Probability of Error Analyses of a BFSK Frequency-Hopping System with Diversity Under Partial-Band Jamming Interference--Part I: Performance of Square-Law Linear Combining Soft Decision Receiver

Abstract

In this paper, error probability analyses are performed for a binary frequency-shift-keying (BFSK) system employing L hop/bit frequency-hopping (FH) spread-spectrum waveforms transmitted over a partial-band Gaussian noise jamming channel. The error probabilities for the L hop/bit BFSK/FH systems are obtained as the performance measure of the square-law linear combining soft decision receiver under the assumption of the worst-case partial-band jamming.
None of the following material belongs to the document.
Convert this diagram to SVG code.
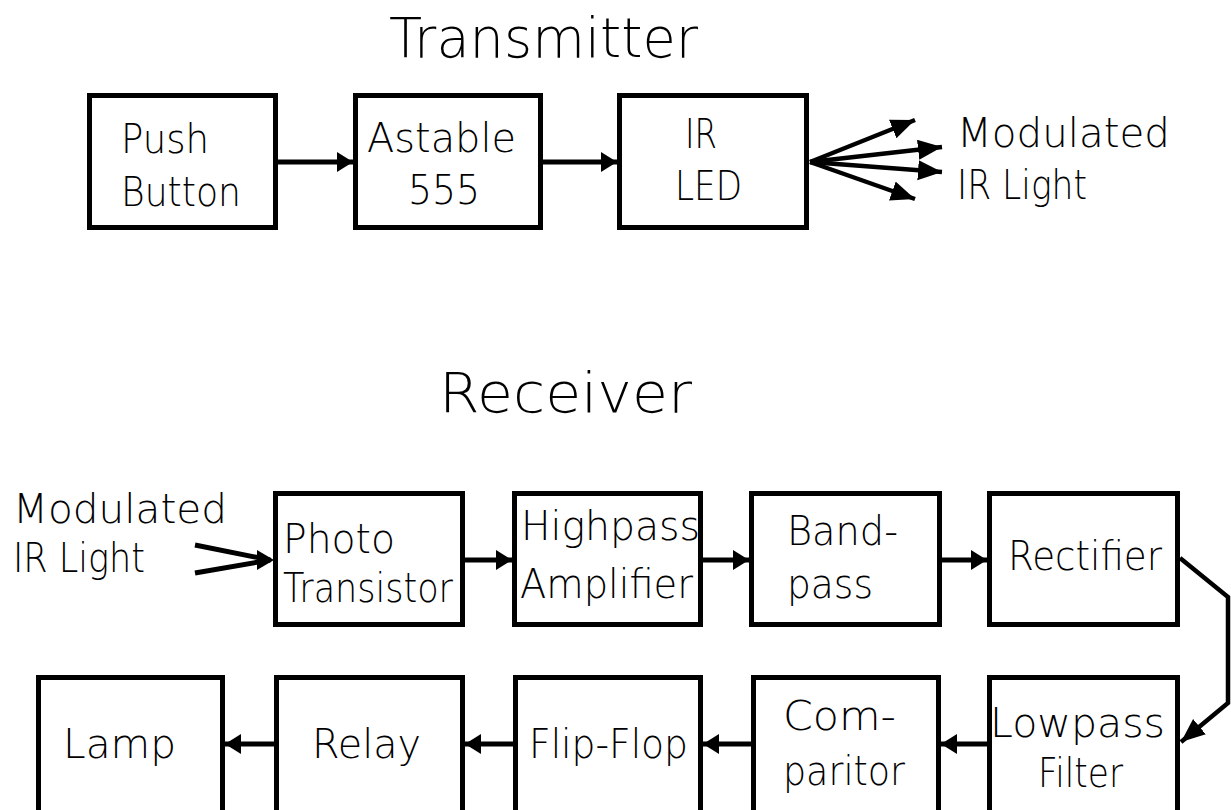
<svg xmlns="http://www.w3.org/2000/svg" width="1231" height="810" viewBox="0 0 1231 810">
<style>
  .box { fill: #ffffff; stroke: #000000; stroke-width: 5; }
  .t { font-family: "DejaVu Sans", "Liberation Sans", sans-serif; font-weight: 200; font-size: 40px; fill: #000000; }
  .title { font-family: "DejaVu Sans", "Liberation Sans", sans-serif; font-weight: 200; font-size: 56px; fill: #000000; }
  .conn { stroke: #000000; stroke-width: 5; fill: none; }
  .fan { stroke: #000000; stroke-width: 4.5; fill: none; }
  .head { fill: #000000; stroke: none; }
</style>
<defs>
  <marker id="arr" markerUnits="userSpaceOnUse" markerWidth="17" markerHeight="21" refX="16" refY="10" orient="auto" viewBox="0 0 17 21">
    <path d="M0,0 L16,10 L0,20 Z" fill="#000000"/>
  </marker>
  <marker id="arrf" markerUnits="userSpaceOnUse" markerWidth="25" markerHeight="21" refX="24" refY="10" orient="auto" viewBox="0 0 25 21">
    <path d="M0,0 L24,10 L0,20 Z" fill="#000000"/>
  </marker>
</defs>
<rect width="1231" height="810" fill="#ffffff"/>

<text class="title" x="389" y="57" textLength="309" lengthAdjust="spacingAndGlyphs">Transmitter</text>
<text class="title" x="439" y="412" textLength="253" lengthAdjust="spacingAndGlyphs">Receiver</text>

<g id="connectors">
  <line class="conn" x1="278" y1="162" x2="353" y2="162" marker-end="url(#arr)"/>
  <line class="conn" x1="543" y1="162" x2="617" y2="162" marker-end="url(#arr)"/>
  <line class="fan" x1="810" y1="162" x2="915" y2="120" marker-end="url(#arrf)"/>
  <line class="fan" x1="810" y1="162" x2="942" y2="147" marker-end="url(#arrf)"/>
  <line class="fan" x1="810" y1="162" x2="942" y2="172" marker-end="url(#arrf)"/>
  <line class="fan" x1="810" y1="162" x2="915" y2="199" marker-end="url(#arrf)"/>

  <line class="conn" x1="195" y1="545" x2="270" y2="560"/>
  <line class="conn" x1="195" y1="573" x2="270" y2="560"/>
  <polygon class="head" points="274,560 257,550 257,570"/>

  <line class="conn" x1="465" y1="560" x2="512" y2="560" marker-end="url(#arr)"/>
  <line class="conn" x1="703" y1="560" x2="749" y2="560" marker-end="url(#arr)"/>
  <line class="conn" x1="942" y1="560" x2="987" y2="560" marker-end="url(#arr)"/>
  <polyline class="fan" points="1180,558 1228,597 1228,703 1181,742" marker-end="url(#arrf)"/>

  <line class="conn" x1="987" y1="744" x2="941" y2="744" marker-end="url(#arr)"/>
  <line class="conn" x1="751" y1="744" x2="703" y2="744" marker-end="url(#arr)"/>
  <line class="conn" x1="513" y1="744" x2="465" y2="744" marker-end="url(#arr)"/>
  <line class="conn" x1="274" y1="744" x2="225" y2="744" marker-end="url(#arr)"/>
</g>

<g id="push-button">
  <rect class="box" x="89.5" y="95.5" width="186" height="132"/>
  <text class="t" x="121" y="153" textLength="88" lengthAdjust="spacingAndGlyphs">Push</text>
  <text class="t" x="121" y="206" textLength="120" lengthAdjust="spacingAndGlyphs">Button</text>
</g>
<g id="astable">
  <rect class="box" x="355.5" y="95.5" width="185" height="132"/>
  <text class="t" x="367" y="152" textLength="149" lengthAdjust="spacingAndGlyphs">Astable</text>
  <text class="t" x="408" y="204" textLength="72" lengthAdjust="spacingAndGlyphs">555</text>
</g>
<g id="ir-led">
  <rect class="box" x="619.5" y="95.5" width="187" height="132"/>
  <text class="t" x="685" y="148" textLength="32" lengthAdjust="spacingAndGlyphs">IR</text>
  <text class="t" x="675" y="200" textLength="67" lengthAdjust="spacingAndGlyphs">LED</text>
</g>
<g id="tx-light">
  <text class="t" x="957" y="147" textLength="213" lengthAdjust="spacingAndGlyphs">Modulated</text>
  <text class="t" x="957" y="199" textLength="130" lengthAdjust="spacingAndGlyphs">IR Light</text>
</g>

<g id="rx-light">
  <text class="t" x="13" y="523" textLength="214" lengthAdjust="spacingAndGlyphs">Modulated</text>
  <text class="t" x="13" y="572" textLength="132" lengthAdjust="spacingAndGlyphs">IR Light</text>
</g>
<g id="photo-transistor">
  <rect class="box" x="275.5" y="493.5" width="187" height="131"/>
  <text class="t" x="283" y="553" textLength="112" lengthAdjust="spacingAndGlyphs">Photo</text>
  <text class="t" x="283" y="602" textLength="170" lengthAdjust="spacingAndGlyphs">Transistor</text>
</g>
<g id="highpass-amplifier">
  <rect class="box" x="514.5" y="493.5" width="186" height="131"/>
  <text class="t" x="521" y="540" textLength="179" lengthAdjust="spacingAndGlyphs">Highpass</text>
  <text class="t" x="520" y="598" textLength="173" lengthAdjust="spacingAndGlyphs">Amplifier</text>
</g>
<g id="bandpass">
  <rect class="box" x="751.5" y="493.5" width="188" height="131"/>
  <text class="t" x="787" y="545" textLength="111" lengthAdjust="spacingAndGlyphs">Band-</text>
  <text class="t" x="787" y="598" textLength="86" lengthAdjust="spacingAndGlyphs">pass</text>
</g>
<g id="rectifier">
  <rect class="box" x="989.5" y="493.5" width="188" height="131"/>
  <text class="t" x="1008" y="570" textLength="154" lengthAdjust="spacingAndGlyphs">Rectifier</text>
</g>
<g id="lowpass-filter">
  <rect class="box" x="989.5" y="677.5" width="188" height="140"/>
  <text class="t" x="990" y="737" textLength="175" lengthAdjust="spacingAndGlyphs">Lowpass</text>
  <text class="t" x="1038" y="787" textLength="85" lengthAdjust="spacingAndGlyphs">Filter</text>
</g>
<g id="comparitor">
  <rect class="box" x="753.5" y="677.5" width="185" height="140"/>
  <text class="t" x="783" y="730" textLength="113" lengthAdjust="spacingAndGlyphs">Com-</text>
  <text class="t" x="783" y="785" textLength="122" lengthAdjust="spacingAndGlyphs">paritor</text>
</g>
<g id="flip-flop">
  <rect class="box" x="515.5" y="677.5" width="185" height="140"/>
  <text class="t" x="529" y="758" textLength="159" lengthAdjust="spacingAndGlyphs">Flip-Flop</text>
</g>
<g id="relay">
  <rect class="box" x="276.5" y="677.5" width="186" height="140"/>
  <text class="t" x="312" y="758" textLength="109" lengthAdjust="spacingAndGlyphs">Relay</text>
</g>
<g id="lamp">
  <rect class="box" x="38.5" y="677.5" width="184" height="140"/>
  <text class="t" x="63" y="758" textLength="113" lengthAdjust="spacingAndGlyphs">Lamp</text>
</g>
</svg>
The receiver in our analysis assumes no knowledge of jamming state (side information). Both exact and approximate (multiple bound-parameter Chernoff bound) solutions are obtained under two separate assumptions: with and without the system's thermal noise in the analyses. Numerical results of the error rates are graphically displayed as a function of signal-to-jamming power ratio with L and signal-to-noise ratio as parameters. All of our results, exact and approximate, indicated that the higher number of hops per bit produced higher error probabilities as a result of increased combining losses when the square-law linear combining soft decision receiver is employed in demodulating the multihop-per-bit waveform.